Review for Le Pont Du Nord
Le Pont du Nord (The North Bridge) may take a while to get going but once it ignites it turns into an excellent movie by just about any yard-stick you choose to wave at it. I hadn't heard of it before now but I’m a sucker for moody French film like this and instinctively knew this one would be a corker. I wasn't wrong.
The film opens in early eighties Paris. Notably it’s a film without music rather relying on an almost documentary approach and it’s a somewhat surprising cacophony of noise, including a helicopter, traffic and the general buzz of a busy city. As the film develops there is a growing sense of being watched by some unknown but official force, not merely paranoia but in actual fact.
Director Rivette is known for favouring a Parisian setting for nearly all of his films though this one is a rather bleaker portrayal, focusing less on its beauty (though there is plenty of that) and more on its impersonal concrete vistas. It’s a city with endless possibilities for those prepared to tread its streets as well as its historic buildings, the metro, the sewers and parks.
The focus of the narrative, it transpires, is a pretty middle-aged lady, Marie (played by Rivette regular Bulle Ogier) who befriends a strange moped riding youth, Baptiste (played by her real life daughter Pascale Ogier), who is fiercely independent, wearing a leather jacket, white T-shirt and jeans and who appears to be almost autistic in the way she communicates. As a surrealistic quirk she consistently cuts the eyes from billboard posters with a large knife, the first of many nods to the increasing and justifiable paranoia that builds throughout the film.
She literally runs into Marie on her moped which she then abandons and after bumping into Marie a further two times, decides they are destined through fate to be together and a strange kind of companionship is formed. Cleverly, Baptiste becomes the perfect foil for Marie to tell her tale. She has recently left prison for some unknown misdemeanour and has travelled to Paris to find her former lover, Julien. (Pierre Clementi).
When Marie finally hooks up with Julien, it’s clear that he is involved in some dark and unspecified work which will soon be over. As Marie and he kiss Baptsite looks on and sees that they are being followed by another man. The plot unfolds in a surreal, almost David Lynch-like way, where we are never quite clear who is after what. Julien clutches a briefcase and it’s clear that someone wants it.
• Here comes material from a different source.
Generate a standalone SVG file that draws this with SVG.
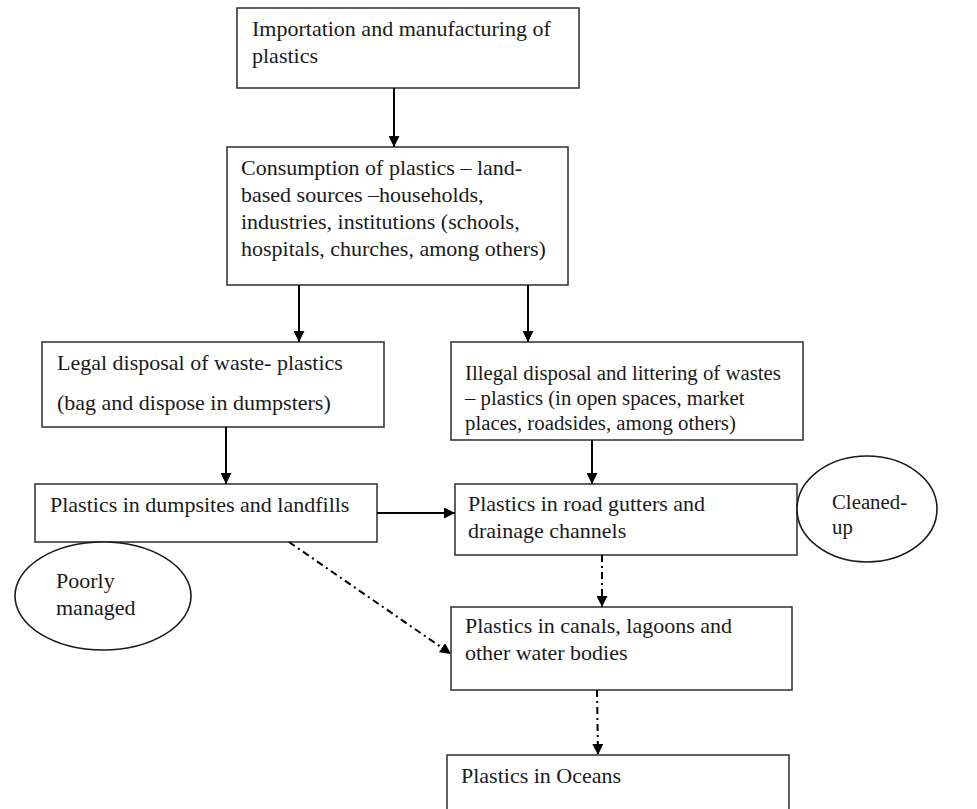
<svg xmlns="http://www.w3.org/2000/svg" width="977" height="809" viewBox="0 0 977 809">
<style>
.box{fill:#fff;stroke:#3a3a3a;stroke-width:1.6}
.ell{fill:#fff;stroke:#1a1a1a;stroke-width:1.6}
.t{font-family:"Liberation Serif","Times New Roman",serif;font-size:22px;fill:#1a1a1a}
.s{font-size:20.8px}
.c{stroke:#000;stroke-width:2;fill:none}
.dd{stroke-dasharray:7 4 2 4}
</style>
<defs>
<marker id="ah" viewBox="0 0 10 10" refX="10" refY="5" markerWidth="11" markerHeight="11" markerUnits="userSpaceOnUse" orient="auto">
<path d="M0,0 L10,5 L0,10 z" fill="#000"/>
</marker>
</defs>
<rect width="977" height="809" fill="#fff"/>
<g id="n1"><rect class="box" x="237" y="8" width="342" height="80"/>
<text class="t" x="252" y="36">Importation and manufacturing of</text>
<text class="t" x="252" y="63">plastics</text></g>
<g id="n2"><rect class="box" x="227" y="147" width="341" height="138"/>
<text class="t" x="241" y="175">Consumption of plastics – land-</text>
<text class="t" x="241" y="202">based sources –households,</text>
<text class="t" x="241" y="229">industries, institutions (schools,</text>
<text class="t" x="241" y="256">hospitals, churches, among others)</text></g>
<g id="n3"><rect class="box" x="42" y="342" width="342" height="85"/>
<text class="t" x="57" y="370">Legal disposal of waste- plastics</text>
<text class="t" x="57" y="410">(bag and dispose in dumpsters)</text></g>
<g id="n4"><rect class="box" x="451" y="342" width="352" height="98"/>
<text class="t s" x="465" y="380">Illegal disposal and littering of wastes</text>
<text class="t s" x="465" y="405">– plastics (in open spaces, market</text>
<text class="t s" x="465" y="430">places, roadsides, among others)</text></g>
<g id="n5"><rect class="box" x="35" y="484" width="342" height="58"/>
<text class="t" x="50" y="512">Plastics in dumpsites and landfills</text></g>
<g id="n6"><rect class="box" x="455" y="484" width="342" height="71"/>
<text class="t" x="468" y="511">Plastics in road gutters and</text>
<text class="t" x="468" y="538">drainage channels</text></g>
<g id="n7"><ellipse class="ell" cx="867" cy="509" rx="70" ry="53"/>
<text class="t s" x="832" y="509">Cleaned-</text>
<text class="t s" x="832" y="534">up</text></g>
<g id="n8"><ellipse class="ell" cx="103" cy="596" rx="88" ry="54"/>
<text class="t" x="56" y="588">Poorly</text>
<text class="t" x="56" y="615">managed</text></g>
<g id="n9"><rect class="box" x="451" y="607" width="341" height="83"/>
<text class="t" x="465" y="633">Plastics in canals, lagoons and</text>
<text class="t" x="465" y="660">other water bodies</text></g>
<g id="n10"><rect class="box" x="447" y="755" width="342" height="70"/>
<text class="t" x="461" y="783">Plastics in Oceans</text></g>
<g id="connectors">
<line class="c" x1="394" y1="88" x2="394" y2="147" marker-end="url(#ah)"/>
<line class="c" x1="299" y1="285" x2="299" y2="342" marker-end="url(#ah)"/>
<line class="c" x1="528" y1="285" x2="528" y2="342" marker-end="url(#ah)"/>
<line class="c" x1="226" y1="427" x2="226" y2="484" marker-end="url(#ah)"/>
<line class="c" x1="592" y1="440" x2="592" y2="484" marker-end="url(#ah)"/>
<line class="c" x1="377" y1="513" x2="455" y2="513" marker-end="url(#ah)"/>
<line class="c dd" x1="602" y1="555" x2="602" y2="607" marker-end="url(#ah)"/>
<line class="c dd" x1="289" y1="542" x2="451" y2="654" marker-end="url(#ah)"/>
<line class="c dd" x1="597" y1="690" x2="598" y2="755" marker-end="url(#ah)"/>
</g>
</svg>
Eventually Baptiste steals it and she and Marie find a map inside (amongst other stuff) which precipitates a snakes and ladders style journey through the city – always just a step ahead of the mysterious men who ‘watch our every move’.
The game leads them to the North Bridge and the culmination of their quest. Though it sounds like a proto-type Thelma and Louise, the film is not as straight-forward as that. The relationship between the women is a distant one with Baptiste always seeming as if she just along for the ride. Marie on the other hand is only interested in her relationship with Julien, caring little for Baptiste. And yet they remain together, as if by fate.
With the current vogue for Nordic slow thrillers, and even French TV series like ‘The Returned’, maybe this will find a whole new and appreciative audience. Whilst a little slow to start with , by the end of the movie I felt as if I had watched something really quite special. For days after viewing it, it remained with me, filling my thoughts.
The transfer on the DVD version looked fine though the film has a low contrast, pallid look throughout, a style popular at the time. The grain suggests it might even have been shot on 16mm though I can’t be 100% sure of this.
There are no extras.
All in all a fascinating and utterly bewitching movie with two fine actors who happen to be mother and daughter. Highly recommended.